__Data shown__:

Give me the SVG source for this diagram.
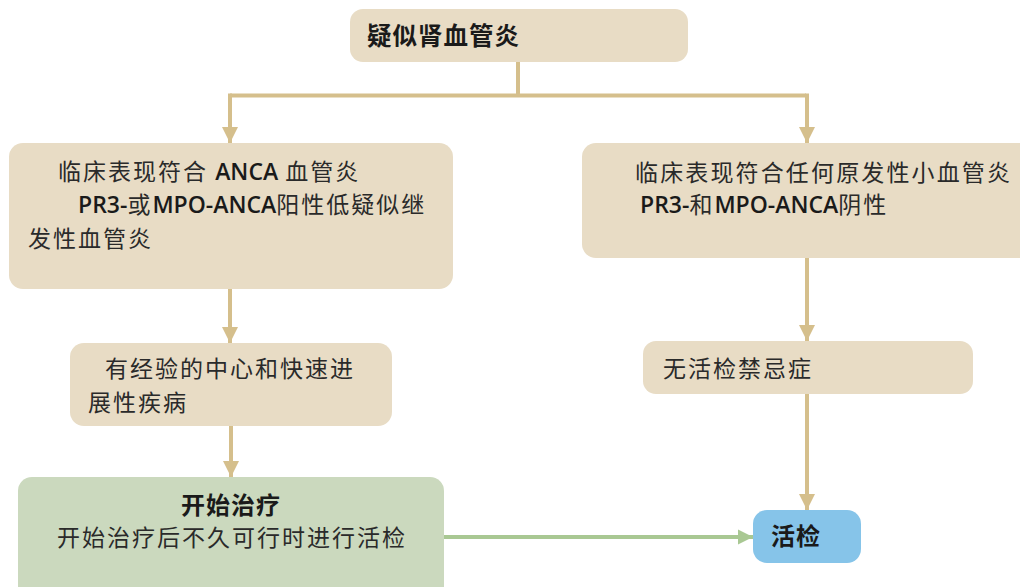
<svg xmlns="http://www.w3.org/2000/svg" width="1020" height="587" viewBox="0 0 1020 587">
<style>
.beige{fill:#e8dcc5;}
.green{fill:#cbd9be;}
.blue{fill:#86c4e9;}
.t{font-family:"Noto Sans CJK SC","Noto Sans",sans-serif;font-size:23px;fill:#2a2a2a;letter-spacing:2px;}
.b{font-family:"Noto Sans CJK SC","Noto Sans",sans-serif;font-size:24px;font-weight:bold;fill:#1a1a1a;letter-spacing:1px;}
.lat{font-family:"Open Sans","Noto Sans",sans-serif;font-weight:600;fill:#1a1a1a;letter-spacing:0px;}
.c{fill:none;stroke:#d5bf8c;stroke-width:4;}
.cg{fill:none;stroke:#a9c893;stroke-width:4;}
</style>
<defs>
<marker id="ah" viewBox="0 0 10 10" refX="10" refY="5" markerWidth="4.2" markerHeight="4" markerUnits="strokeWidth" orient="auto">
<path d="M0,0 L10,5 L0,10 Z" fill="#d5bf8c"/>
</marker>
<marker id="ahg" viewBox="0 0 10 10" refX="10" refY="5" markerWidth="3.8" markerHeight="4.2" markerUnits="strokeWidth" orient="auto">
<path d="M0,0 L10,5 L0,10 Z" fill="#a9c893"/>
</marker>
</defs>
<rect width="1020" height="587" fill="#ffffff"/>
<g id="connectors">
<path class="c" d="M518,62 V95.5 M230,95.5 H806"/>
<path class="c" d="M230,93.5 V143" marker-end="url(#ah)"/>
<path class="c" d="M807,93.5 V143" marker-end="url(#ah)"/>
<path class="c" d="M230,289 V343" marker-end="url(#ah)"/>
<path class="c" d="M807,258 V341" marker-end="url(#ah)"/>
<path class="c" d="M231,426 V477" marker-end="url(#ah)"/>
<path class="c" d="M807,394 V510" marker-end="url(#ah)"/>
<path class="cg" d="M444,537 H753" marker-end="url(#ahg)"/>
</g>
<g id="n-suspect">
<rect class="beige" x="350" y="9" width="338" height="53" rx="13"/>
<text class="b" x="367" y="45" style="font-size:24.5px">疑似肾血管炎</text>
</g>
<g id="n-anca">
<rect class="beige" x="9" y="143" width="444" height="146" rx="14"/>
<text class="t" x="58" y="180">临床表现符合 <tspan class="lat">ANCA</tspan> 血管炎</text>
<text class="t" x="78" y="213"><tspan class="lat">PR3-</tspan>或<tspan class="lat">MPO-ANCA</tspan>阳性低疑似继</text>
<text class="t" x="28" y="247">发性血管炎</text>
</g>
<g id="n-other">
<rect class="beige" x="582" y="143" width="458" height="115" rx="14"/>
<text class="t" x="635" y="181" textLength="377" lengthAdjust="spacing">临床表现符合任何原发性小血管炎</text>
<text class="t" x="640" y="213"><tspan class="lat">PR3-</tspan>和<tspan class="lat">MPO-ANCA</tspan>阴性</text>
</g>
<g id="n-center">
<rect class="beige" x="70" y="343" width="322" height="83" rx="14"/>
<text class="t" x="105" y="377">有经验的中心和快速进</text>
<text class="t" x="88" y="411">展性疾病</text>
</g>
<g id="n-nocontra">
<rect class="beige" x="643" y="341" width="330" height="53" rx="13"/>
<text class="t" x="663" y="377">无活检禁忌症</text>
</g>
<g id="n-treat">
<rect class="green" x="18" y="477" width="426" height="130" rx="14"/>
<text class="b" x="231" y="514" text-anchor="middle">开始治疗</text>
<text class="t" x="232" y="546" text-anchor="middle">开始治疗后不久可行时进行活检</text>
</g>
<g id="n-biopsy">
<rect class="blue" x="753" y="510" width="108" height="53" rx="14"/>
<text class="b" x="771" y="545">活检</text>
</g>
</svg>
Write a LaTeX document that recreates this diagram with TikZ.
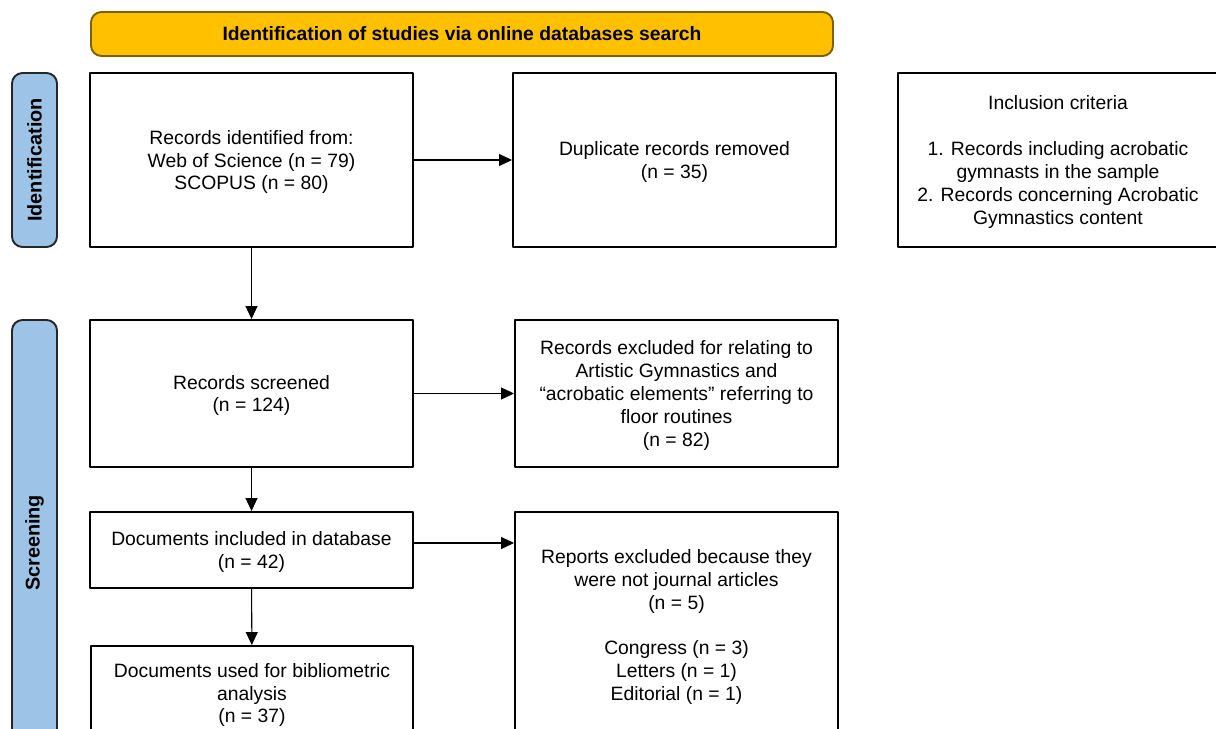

__Objective__: Without including any pictures, print all of the material exactly as given.

__Answer to this problem__:
Give me the SVG source for this diagram.
<svg xmlns="http://www.w3.org/2000/svg" width="1020" height="587" viewBox="0 0 1020 587">
<style>
.beige{fill:#e8dcc5;}
.green{fill:#cbd9be;}
.blue{fill:#86c4e9;}
.t{font-family:"Noto Sans CJK SC","Noto Sans",sans-serif;font-size:23px;fill:#2a2a2a;letter-spacing:2px;}
.b{font-family:"Noto Sans CJK SC","Noto Sans",sans-serif;font-size:24px;font-weight:bold;fill:#1a1a1a;letter-spacing:1px;}
.lat{font-family:"Open Sans","Noto Sans",sans-serif;font-weight:600;fill:#1a1a1a;letter-spacing:0px;}
.c{fill:none;stroke:#d5bf8c;stroke-width:4;}
.cg{fill:none;stroke:#a9c893;stroke-width:4;}
</style>
<defs>
<marker id="ah" viewBox="0 0 10 10" refX="10" refY="5" markerWidth="4.2" markerHeight="4" markerUnits="strokeWidth" orient="auto">
<path d="M0,0 L10,5 L0,10 Z" fill="#d5bf8c"/>
</marker>
<marker id="ahg" viewBox="0 0 10 10" refX="10" refY="5" markerWidth="3.8" markerHeight="4.2" markerUnits="strokeWidth" orient="auto">
<path d="M0,0 L10,5 L0,10 Z" fill="#a9c893"/>
</marker>
</defs>
<rect width="1020" height="587" fill="#ffffff"/>
<g id="connectors">
<path class="c" d="M518,62 V95.5 M230,95.5 H806"/>
<path class="c" d="M230,93.5 V143" marker-end="url(#ah)"/>
<path class="c" d="M807,93.5 V143" marker-end="url(#ah)"/>
<path class="c" d="M230,289 V343" marker-end="url(#ah)"/>
<path class="c" d="M807,258 V341" marker-end="url(#ah)"/>
<path class="c" d="M231,426 V477" marker-end="url(#ah)"/>
<path class="c" d="M807,394 V510" marker-end="url(#ah)"/>
<path class="cg" d="M444,537 H753" marker-end="url(#ahg)"/>
</g>
<g id="n-suspect">
<rect class="beige" x="350" y="9" width="338" height="53" rx="13"/>
<text class="b" x="367" y="45" style="font-size:24.5px">疑似肾血管炎</text>
</g>
<g id="n-anca">
<rect class="beige" x="9" y="143" width="444" height="146" rx="14"/>
<text class="t" x="58" y="180">临床表现符合 <tspan class="lat">ANCA</tspan> 血管炎</text>
<text class="t" x="78" y="213"><tspan class="lat">PR3-</tspan>或<tspan class="lat">MPO-ANCA</tspan>阳性低疑似继</text>
<text class="t" x="28" y="247">发性血管炎</text>
</g>
<g id="n-other">
<rect class="beige" x="582" y="143" width="458" height="115" rx="14"/>
<text class="t" x="635" y="181" textLength="377" lengthAdjust="spacing">临床表现符合任何原发性小血管炎</text>
<text class="t" x="640" y="213"><tspan class="lat">PR3-</tspan>和<tspan class="lat">MPO-ANCA</tspan>阴性</text>
</g>
<g id="n-center">
<rect class="beige" x="70" y="343" width="322" height="83" rx="14"/>
<text class="t" x="105" y="377">有经验的中心和快速进</text>
<text class="t" x="88" y="411">展性疾病</text>
</g>
<g id="n-nocontra">
<rect class="beige" x="643" y="341" width="330" height="53" rx="13"/>
<text class="t" x="663" y="377">无活检禁忌症</text>
</g>
<g id="n-treat">
<rect class="green" x="18" y="477" width="426" height="130" rx="14"/>
<text class="b" x="231" y="514" text-anchor="middle">开始治疗</text>
<text class="t" x="232" y="546" text-anchor="middle">开始治疗后不久可行时进行活检</text>
</g>
<g id="n-biopsy">
<rect class="blue" x="753" y="510" width="108" height="53" rx="14"/>
<text class="b" x="771" y="545">活检</text>
</g>
</svg>
Write a LaTeX document that recreates this diagram with TikZ.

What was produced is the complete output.